A) NTSC – the NTSC 2-CHIP SNES uses a PNP emitter follower with the output tapped between a resistor divider that attenuates the high amplitude video input and provides a parallel equivalent 75-ohm output impedance. A 220uF capacitor is necessary to remove the high DC offset as well as to preserve the DC operating point of the emitter follower.
B) PAL – the PAL 2-CHIP SNES uses an NPN emitter follower with a diode level shifter and a 30-ohm output resistor. The RGB cable must add a 75-ohm, DC coupled, resistor to ground to properly bias the emitter follower. The 75-ohm bias resistor combines with the input termination resistor of the display to form a second ~30-ohm resistor to divide the input signal amplitude in half, achieving the correct video levels.
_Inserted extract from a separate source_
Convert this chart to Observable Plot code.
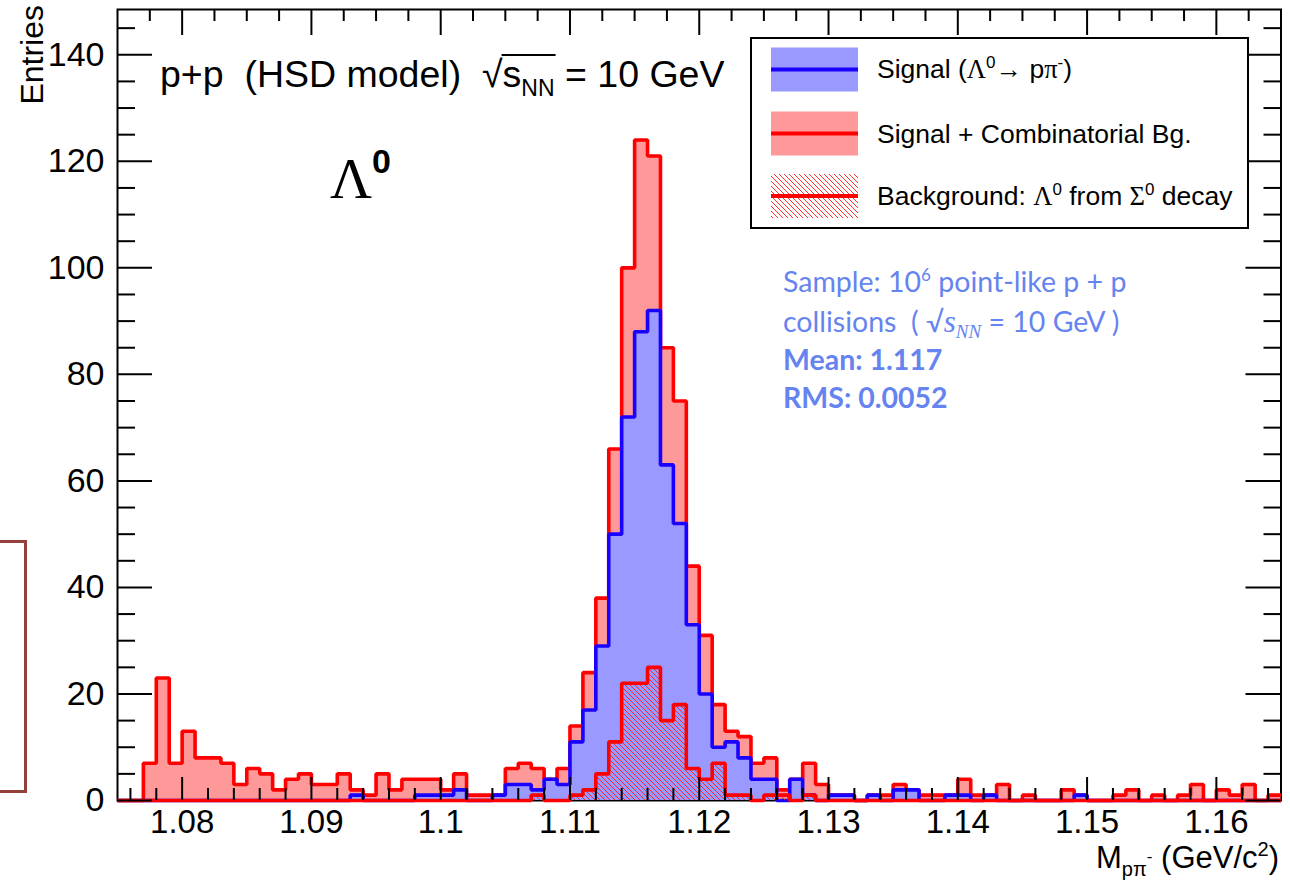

C) 1-CHIP SNESes, modded Mini’s and modded consoles with a bypass amp use a much more conventional opamp based output with a series terminated 75-ohm resistor. This design is the only one that makes sense to me. Not sure what Nintendo was thinking about the other two…
So, what happens when you use the wrong cable? Plug a NTSC cable into a PAL console and the coupling cap blocks the DC bias path for the NPN follower, resulting in no signal. Plug a PAL cable into a NTSC console and that 75-ohm resistor to ground shunts the PNP follower’s emitter resistor network, disrupting the bias point, killing the gain and results in dim video. Similarly, the PAL cable’s 75-ohm resistor to ground forms a 0.3x voltage divider, rather than a 0.5x voltage divider, with the series termination resistor again resulting in dim video.
What we need is a circuit that properly biases the PAL consoles without affecting the gain of the other two. The solution is actually quite simple – a constant current sink rather than a resistive load accomplishes this objective nicely. A current sink, due to its high output impedance and voltage compliance, means that the gain is unity, irrespective of the various emitter/termination resistors. At the same time, we can dial the bias current low enough that it only shunts a fraction of the total current in the NTSC PNP follower, thus preserving its normal operating point.
To restore normal video levels, we can use a high input impedance buffer amplifier with a standard series 75-ohm termination resistor. Coupling the input of the buffer amplifier with a small capacitor and sync tip clamp also allows us to set the DC offset of the output signal near ground, thus completely eliminating the need for large, electrolytic coupling capacitors.
Here’s a picture of the actual board, connected to a SNES AV connector, spliced into a cheap Chinese SCART cable. The RGB lines are connected directly to the SCART pins – no coupling caps or shunt resistors. The test setup has the consoles outputting to my PVM-14L5, looping out to my scope and 75 ohm termination resistors.

And here's actual measurements using 240p test suite's SMPTE test bars @ 75% intensity:



Overall I'm pretty happy with the results! The output amp worked with all three consoles without any significant effect on the gain. And it centered the DC output offset to 150 mV above ground, which means no need for large electrolytic coupling caps. Now I just need to hunt down a PAL GC and see if it works.